Set exercise: Only the lines from the one containing "Generate a web" through the one containing "const blueLevel = 3.7, cyanLevel" should be output, both ends included and exactly as they appear, minus any pictures.

Supplied information:
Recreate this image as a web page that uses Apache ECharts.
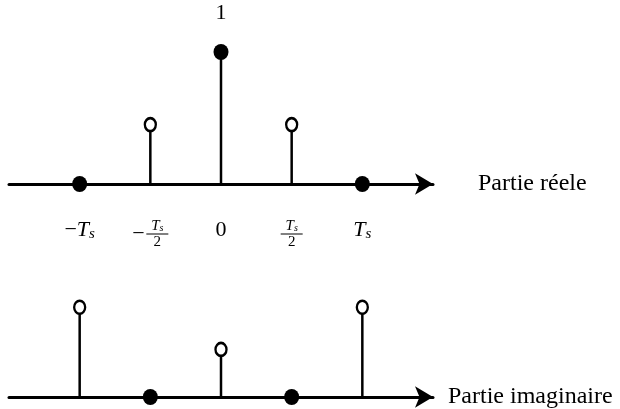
<!DOCTYPE html>
<html>
<head>
<meta charset="utf-8">
<script src="https://cdn.jsdelivr.net/npm/echarts@6/dist/echarts.min.js"></script>
<style>
  html, body { margin: 0; padding: 0; background: #fff; }
  #main { width: 620px; height: 409px; }
</style>
</head>
<body>
<div id="main"></div>
<script>
// positions des raies (en unités de Ts)
var positions = [-1, -0.5, 0, 0.5, 1];
var tickLabels = ['-Ts', '-Ts/2', '0', 'Ts/2', 'Ts'];
// partie réelle
var realValues = [0, 0.45, 1, 0.45, 0];
var realFilled = [true, false, true, false, true];
// partie imaginaire
var imagValues = [0.68, 0, 0.36, 0, 0.68];
var imagFilled = [false, true, false, true, false];
var peakLabel = '1';

var SERIF = 'Liberation Serif';

function richLabel(txt) {
  if (txt === '0') return '{n|0}';
  if (txt === '-Ts') return '{m|\u2212}{t|T}{s|s}';
  if (txt === 'Ts') return '{t|T}{s|s}';
  // fraction : numérateur / barre / dénominateur
  if (txt === 'Ts/2') return '{gap|}\n{ft|T}{fs|s}\n{bar|}\n{fd|2}';
  if (txt === '-Ts/2') return '{gap|}\n{sp|}{ft|T}{fs|s}\n{mn|\u2212}{bar|}\n{sp|}{fd|2}';
  return txt;
}

function stemData(vals) {
  return positions.map(function (p, i) { return [p, vals[i]]; });
}

function dotData(vals, filled, withPeak) {
  return positions.map(function (p, i) {
    var f = filled[i];
    var item = {
      value: [p, vals[i]],
      symbolSize: f ? [15, 16] : [11, 13],
      itemStyle: {
        color: f ? '#000' : '#fff',
        borderColor: '#000',
        borderWidth: f ? 0 : 2.5,
        opacity: 1
      }
    };
    if (withPeak && vals[i] === 1) {
      item.label = {
        show: true, position: 'top', distance: 20,
        formatter: peakLabel, color: '#000',
        fontFamily: SERIF, fontSize: 22
      };
    }
    return item;
  });
}

var chart = echarts.init(document.getElementById('main'));

function xAxisCfg(idx, name, gap, showLabels) {
  return {
    type: 'value', gridIndex: idx, min: -1.5, max: 1.5, interval: 0.5,
    name: name, nameLocation: 'end', nameGap: gap,
    nameTextStyle: { color: '#000', fontFamily: SERIF, fontSize: 24, align: 'left', verticalAlign: 'middle' },
    axisLine: {
      show: true, onZero: false,
      symbol: ['none', 'arrow'], symbolSize: [16, 18], symbolOffset: [0, 0],
      lineStyle: { color: '#000', width: 3 }
    },
    axisTick: { show: false },
    splitLine: { show: false },
    axisLabel: {
      show: showLabels, margin: 46, color: '#000', verticalAlign: 'middle',
      formatter: function (v) {
        var k = positions.indexOf(v);
        return k < 0 ? '' : richLabel(tickLabels[k]);
      },
      rich: {
        n: { fontFamily: SERIF, fontSize: 22, lineHeight: 24 },
        m: { fontFamily: SERIF, fontSize: 22, lineHeight: 24 },
        t: { fontFamily: SERIF, fontSize: 22, fontStyle: 'italic', lineHeight: 24 },
        s: { fontFamily: SERIF, fontSize: 15, fontStyle: 'italic', lineHeight: 24, padding: [9, 0, 0, 0] },
        gap: { width: 1, height: 1, lineHeight: 8 },
        ft: { fontFamily: SERIF, fontSize: 15, fontStyle: 'italic', lineHeight: 14 },
        fs: { fontFamily: SERIF, fontSize: 10, fontStyle: 'italic', lineHeight: 14, padding: [5, 0, 0, 0] },
        fd: { fontFamily: SERIF, fontSize: 15, lineHeight: 14, width: 22, align: 'center' },
        bar: { width: 22, height: 1, backgroundColor: '#000', lineHeight: 2 },
        mn: { fontFamily: SERIF, fontSize: 22, lineHeight: 2, width: 14, align: 'left' },
        sp: { width: 14, height: 1, lineHeight: 1 }
      }
    }
  };
}

function yAxisCfg(idx) {
  return {
    type: 'value', gridIndex: idx, min: 0, max: 1,
    show: false, splitLine: { show: false }
  };
}

chart.setOption({
  animation: false,
  backgroundColor: '#fff',
  grid: [
    { left: 9, right: 187, top: 52, height: 132 },
    { left: 9, right: 187, top: 265, height: 132 }
  ],
  xAxis: [
    xAxisCfg(0, 'Partie réele', 45, true),
    xAxisCfg(1, 'Partie imaginaire', 15, false)
  ],
  yAxis: [yAxisCfg(0), yAxisCfg(1)],
  series: [
    {
      type: 'bar', xAxisIndex: 0, yAxisIndex: 0, barWidth: 2.5,
      itemStyle: { color: '#000' }, data: stemData(realValues), z: 2
    },
    {
      type: 'scatter', xAxisIndex: 0, yAxisIndex: 0, clip: false,
      symbol: 'circle', data: dotData(realValues, realFilled, true), z: 5
    },
    {
      type: 'bar', xAxisIndex: 1, yAxisIndex: 1, barWidth: 2.5,
      itemStyle: { color: '#000' }, data: stemData(imagValues), z: 2
    },
    {
      type: 'scatter', xAxisIndex: 1, yAxisIndex: 1, clip: false,
      symbol: 'circle', data: dotData(imagValues, imagFilled, false), z: 5
    }
  ]
});
</script>
</body>
</html>
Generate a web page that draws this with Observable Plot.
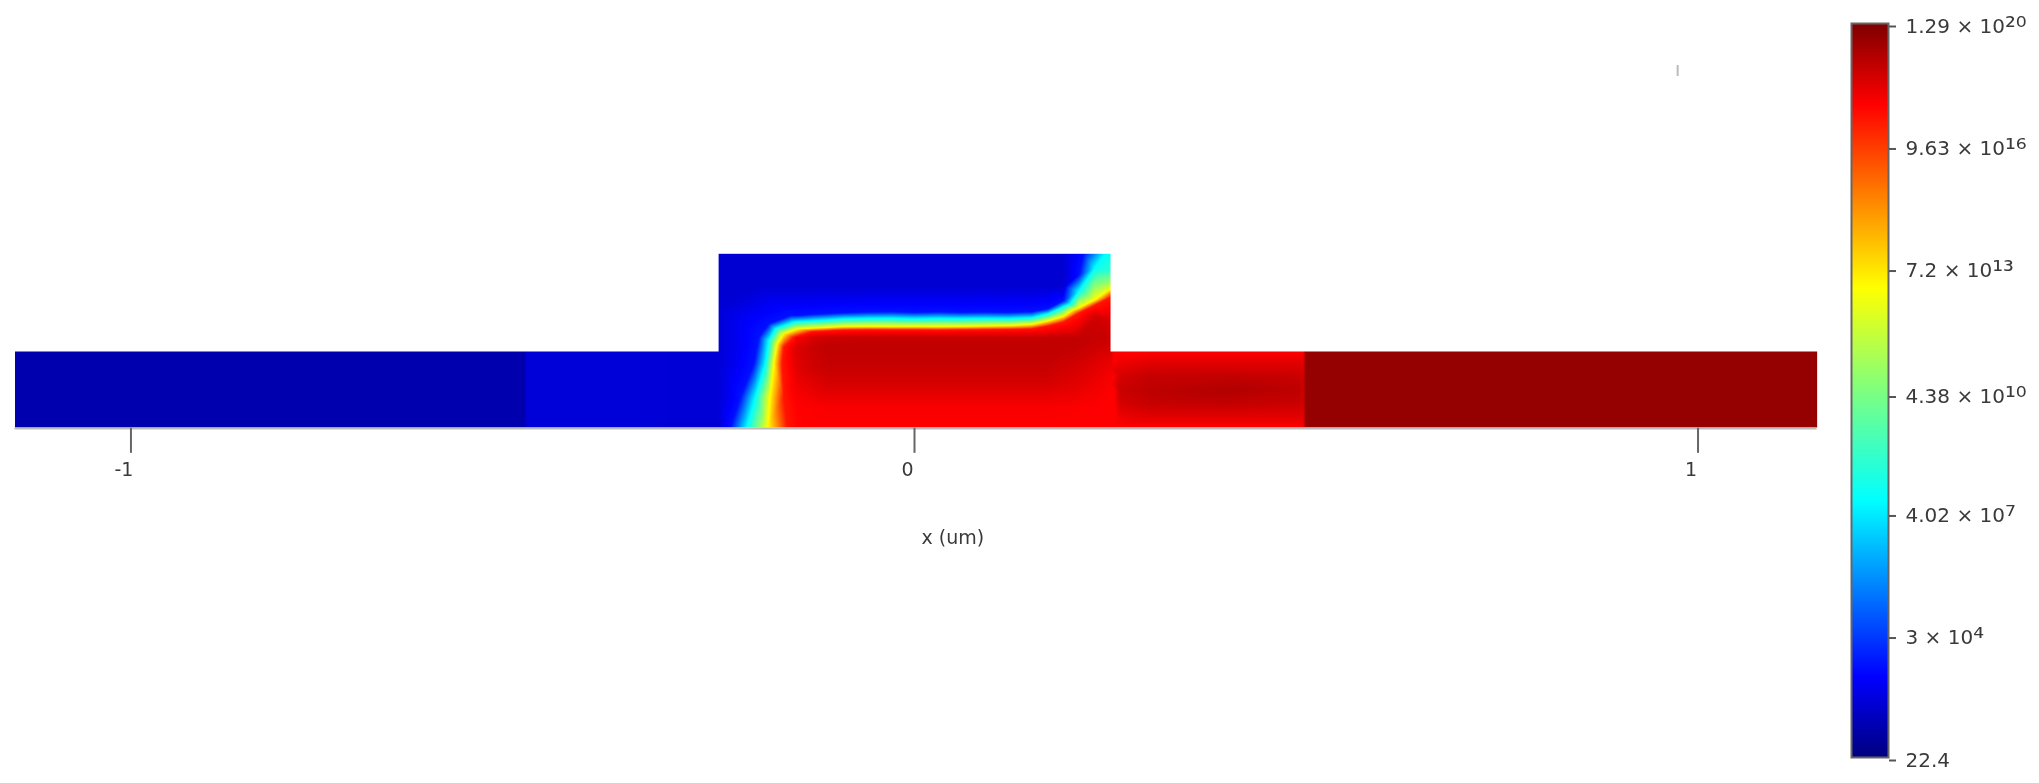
<!DOCTYPE html>
<html><head><meta charset="utf-8">
<script src="https://cdn.jsdelivr.net/npm/d3@7"></script>
<script src="https://cdn.jsdelivr.net/npm/@observablehq/plot@0.6"></script>
<style>
html,body{margin:0;padding:0;background:#fff;width:2039px;height:783px;overflow:hidden}
#wrap{position:relative;width:2039px;height:783px}
#wrap svg{position:absolute;top:0;filter:blur(.7px);background:transparent;font-family:"DejaVu Sans",sans-serif}
</style></head><body><div id="wrap"></div>
<script>
// Axis and colour bar
const xTicks = [-1, 0, 1];
const xLabel = "x (um)";
const barTicks = [1.35, 4.48, 7.6, 10.64, 13.86, 16.98, 20.11];           // log10 concentration
const barLabels = ["22.4", "3 × 10⁴", "4.02 × 10⁷", "4.38 × 10¹⁰", "7.2 × 10¹³", "9.63 × 10¹⁶", "1.29 × 10²⁰"];
const jetLevels = [1.35, 3.41, 7.92, 10.73, 13.36, 18.05, 20.11];
const jetColors = ["#00007f", "#0000ff", "#00ffff", "#7fff7f", "#ffff00", "#ff0000", "#7f0000"];

// Iso-levels of the junction
const blueLevel = 3.7, cyanLevel = 8.0, yellowLevel = 13.36, redLevel = 17.67;

// Top edge of the channel: iso-line heights at shared x stations
const topX       = [-.15,-.13,-.11,-.09,-.06,-.03,0,.03,.06,.09,.12,.15,.17,.19,.21,.23,.2502];
const topBlueY   = [.143,.1445,.1455,.1465,.1475,.1478,.147,.1476,.147,.1474,.147,.1478,.1515,.162,.195];
const topCyanY   = [.135,.136,.1372,.1385,.139,.1392,.1385,.139,.1387,.139,.1387,.14,.145,.154,.174,.203];
const topYellowY = [.1255,.1268,.1278,.1287,.129,.1288,.1289,.1287,.129,.1295,.13,.1316,.136,.142,.153,.163,.177];
const topRedY    = [.1167,.1225,.1235,.1245,.1248,.1247,.1247,.1245,.1248,.125,.1252,.126,.1295,.1345,.146,.156,.1663];

// Side of the channel and its corner: (x, y) read along each iso-line
const sideBlueX   = [-.2348,-.2221,-.2051,-.1987,-.1859,-.1583,-.2161+.432];
const sideBlueY   = [0,.0387,.0813,.1153,.1323,.1429,.2217];
const sideCyanX   = [-.2136,-.2029,-.1902,-.1859,-.1774,-.154,.2438];
const sideCyanY   = [0,.0387,.0813,.111,.1259,.1344,.2217];
const sideYellowX = [-.1872,-.1846,-.1795,-.1753,-.1668];
const sideYellowY = [0,.0387,.0813,.1068,.1196];
const sideRedX    = [-.1625,-.1668,-.1689,-.1668,-.154];
const sideRedY    = [0,.0387,.0813,.1025,.1153];

// Mesa right edge [x, y, log10 n]
const edgePoints = [[.2502,.2217,7.9],[.2502,.2004,9],[.2502,.1876,11],[.2502,.14,18.6],[.23,.14,18.8]];

// Deep-blue field
const fieldX = [-.25,-.2,-.15,-.13,-.11,-.09,-.06,-.03,0,.03,.06,.09,.12,.15,.17,.19];
const fieldY = [.2217,.18];
const fieldLevel = 2.7;
const sideX = [-.3,-.27,-.25];
const sideY = [0,.0387,.0813,.097,.1153,.1323,.15];
const sideLevel = 2.75;

// Channel body: rows at the shared x stations
const bodyY = [0,.026,.0557,.077,.1025,.115];
const bodyV = [
  [18,18.05,18.05,18.05,18.05,18.05,18.05,18.05,18.05,18.05,18.05,18.05,18.05,18.05,18.05,18.05,18.05],
  [18.05,18.1,18.15,18.15,18.15,18.15,18.15,18.15,18.15,18.15,18.15,18.15,18.15,18.12,18.1,18.08,18.05],
  [18.3,18.5,18.7,18.7,18.7,18.7,18.7,18.7,18.7,18.7,18.7,18.7,18.7,18.6,18.5,18.3,18.1],
  [18.5,18.8,18.95,18.95,18.95,18.95,18.95,18.95,18.95,18.95,18.95,18.95,18.95,18.8,18.7,18.5,18.3],
  [18.6,18.9,19.05,19.05,19.05,19.05,19.05,19.05,19.05,19.05,19.05,19.05,19.05,19.05,19,18.85,18.7],
  [18.2,18.7,18.85,18.9,18.95,18.95,18.95,18.95,18.95,18.95,18.95,18.95,18.95,19,19,18.95,18.9]
];

// Right-hand patch between the mesa and the contact
const patchX = [.255,.262,.3,.4,.49,.496];
const patchY = [0,.013,.03,.048,.066,.083,.097];
const patchV = [
  [18.05,18.05,18.05,18.05,18.05,18.05,18.05],
  [18.05,18.3,18.7,18.9,18.7,18.3,18.05],
  [18.05,18.5,18.95,19.1,18.95,18.5,18.05],
  [18.05,18.5,19,19.3,19,18.5,18.05],
  [18.05,18.5,18.9,19.1,18.9,18.5,18.05],
  [18.05,18.4,18.7,18.8,18.7,18.4,18.05]
];

// Contacts on each side
const railY = [0,.05,.097];
const leftX = [-1.148,-.498];
const leftLevel = 2.1;
const midX = [-.495,-.4];
const midLevel = 2.8;
const rightX = [.499,1.152];
const rightLevel = 19.75;

const layerBounds = {x1:-1.148,x2:1.152,y1:0,y2:.097};
const mesaBounds = {x1:-.25,x2:.2502,y1:.09,y2:.2217};

const pts = [];
const line = (X,Y,v) => X.forEach((x,i)=>pts.push({x,y:Y[i],v}));
const grid = (X,Y,v) => X.forEach(x=>Y.forEach(y=>pts.push({x,y,v})));
line(topX.slice(0,topBlueY.length),topBlueY,blueLevel);
line(topX.slice(0,topCyanY.length),topCyanY,cyanLevel);
line(topX,topYellowY,yellowLevel);
line(topX,topRedY,redLevel);
line(sideBlueX,sideBlueY,blueLevel); line(sideCyanX,sideCyanY,cyanLevel);
line(sideYellowX,sideYellowY,yellowLevel); line(sideRedX,sideRedY,redLevel);
edgePoints.forEach(([x,y,v])=>pts.push({x,y,v}));
grid(fieldX,fieldY,fieldLevel); grid(sideX,sideY,sideLevel);
bodyY.forEach((y,r)=>topX.forEach((x,c)=>pts.push({x,y,v:bodyV[r][c]})));
patchX.forEach((x,c)=>patchY.forEach((y,r)=>pts.push({x,y,v:patchV[c][r]})));
grid(leftX,railY,leftLevel); grid(midX,railY,midLevel); grid(rightX,patchY,rightLevel);

const colorScale = {type:"linear",domain:jetLevels,range:jetColors,interpolate:"rgb"};
const ink = "#3a3a3a";
const rasterOpts = {x:"x",y:"y",fill:"v",interpolate:"barycentric",pixelSize:1};

const main = Plot.plot({
  width:2039,height:783,margin:0,
  x:{domain:[-1.1665,1.4358],axis:null},
  y:{domain:[-.4544,.545],axis:null},
  color:colorScale,
  style:{background:"transparent"},
  marks:[
    Plot.raster(pts,{...rasterOpts,...mesaBounds}),
    Plot.raster(pts,{...rasterOpts,...layerBounds}),
    Plot.ruleY([0],{x1:-1.148,x2:1.152,stroke:"#bbb",strokeWidth:2,dy:1}),
    Plot.ruleX(xTicks,{y1:-.001,y2:-.033,stroke:"#666",strokeWidth:2}),
    Plot.text(xTicks,{x:d=>d,y:-.054,dx:-7,text:d=>String(d),fontSize:19,fill:ink}),
    Plot.text([xLabel],{x:.049,y:-.1403,text:d=>d,fontSize:19,fill:ink}),
    Plot.ruleX([.974],{y1:.448,y2:.462,stroke:"#bbb",strokeWidth:2})
  ]
});
main.style.left="0";

const bar = Plot.plot({
  width:199,height:783,
  marginLeft:11,marginRight:151,marginTop:23,marginBottom:26,
  x:{domain:[0,1],axis:null},
  y:{domain:[1.35,20.11],axis:null},
  color:colorScale,
  style:{background:"transparent"},
  marks:[
    Plot.raster({fill:(x,y)=>y,x1:0,x2:1,y1:1.35,y2:20.11,pixelSize:1}),
    Plot.frame({stroke:"#666",strokeWidth:2}),
    Plot.axisY(barTicks,{anchor:"right",tickSize:7,tickPadding:10,stroke:"#555",strokeWidth:2,
      tickFormat:(d,i)=>barLabels[i],fontSize:20,fill:ink,dy:3,label:null})
  ]
});
bar.style.left="1840px";
// Enlarge the superscript glyphs inside each label, keeping the text as one string
d3.select(bar).selectAll("text").each(function(){
  const s = this.textContent, m = s.match(/[⁰¹²³⁴⁵⁶⁷⁸⁹]+/);
  if(!m) return;
  this.textContent = s.slice(0,m.index);
  d3.select(this).append("tspan").attr("font-size",27).attr("dy",3).text(m[0]);
});
document.getElementById("wrap").append(main,bar);
</script></body></html>
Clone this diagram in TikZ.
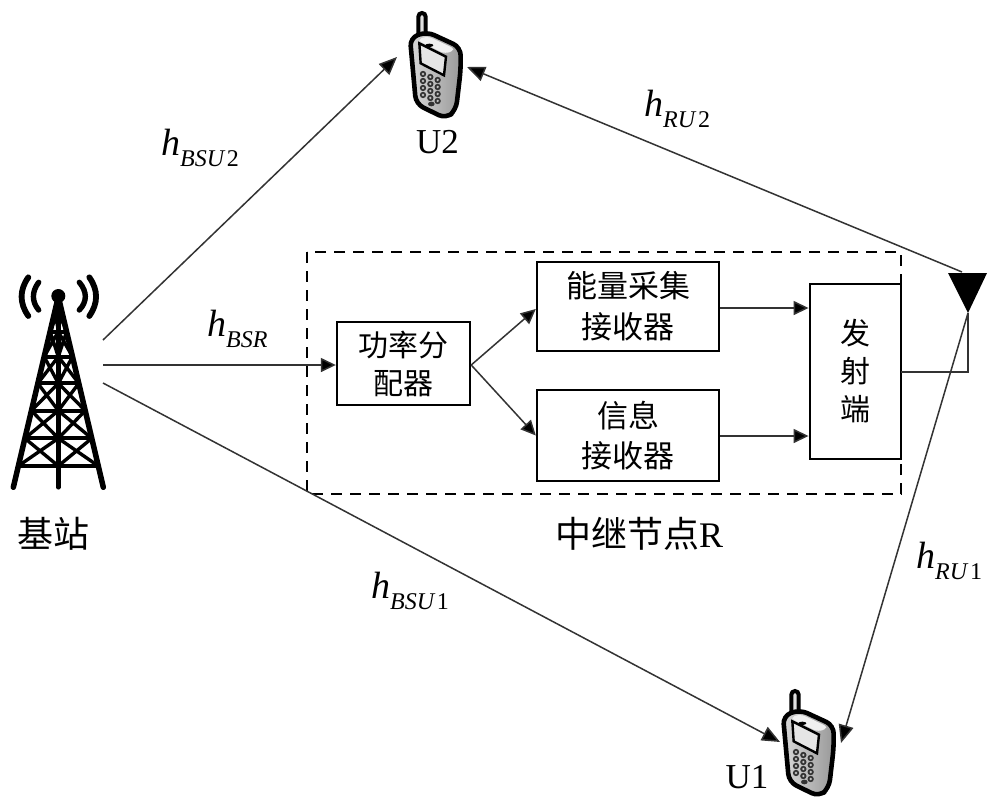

Task response:
Generate a web page that draws this with Observable Plot.
<!DOCTYPE html>
<html><head><meta charset="utf-8">
<script src="https://cdn.jsdelivr.net/npm/d3@7"></script>
<script src="https://cdn.jsdelivr.net/npm/@observablehq/plot@0.6"></script>
<style>
html,body{margin:0;padding:0;background:#fff;width:2039px;height:783px;overflow:hidden}
#wrap{position:relative;width:2039px;height:783px}
#wrap svg{position:absolute;top:0;filter:blur(.7px);background:transparent;font-family:"DejaVu Sans",sans-serif}
</style></head><body><div id="wrap"></div>
<script>
// Axis and colour bar
const xTicks = [-1, 0, 1];
const xLabel = "x (um)";
const barTicks = [1.35, 4.48, 7.6, 10.64, 13.86, 16.98, 20.11];           // log10 concentration
const barLabels = ["22.4", "3 × 10⁴", "4.02 × 10⁷", "4.38 × 10¹⁰", "7.2 × 10¹³", "9.63 × 10¹⁶", "1.29 × 10²⁰"];
const jetLevels = [1.35, 3.41, 7.92, 10.73, 13.36, 18.05, 20.11];
const jetColors = ["#00007f", "#0000ff", "#00ffff", "#7fff7f", "#ffff00", "#ff0000", "#7f0000"];

// Iso-levels of the junction
const blueLevel = 3.7, cyanLevel = 8.0, yellowLevel = 13.36, redLevel = 17.67;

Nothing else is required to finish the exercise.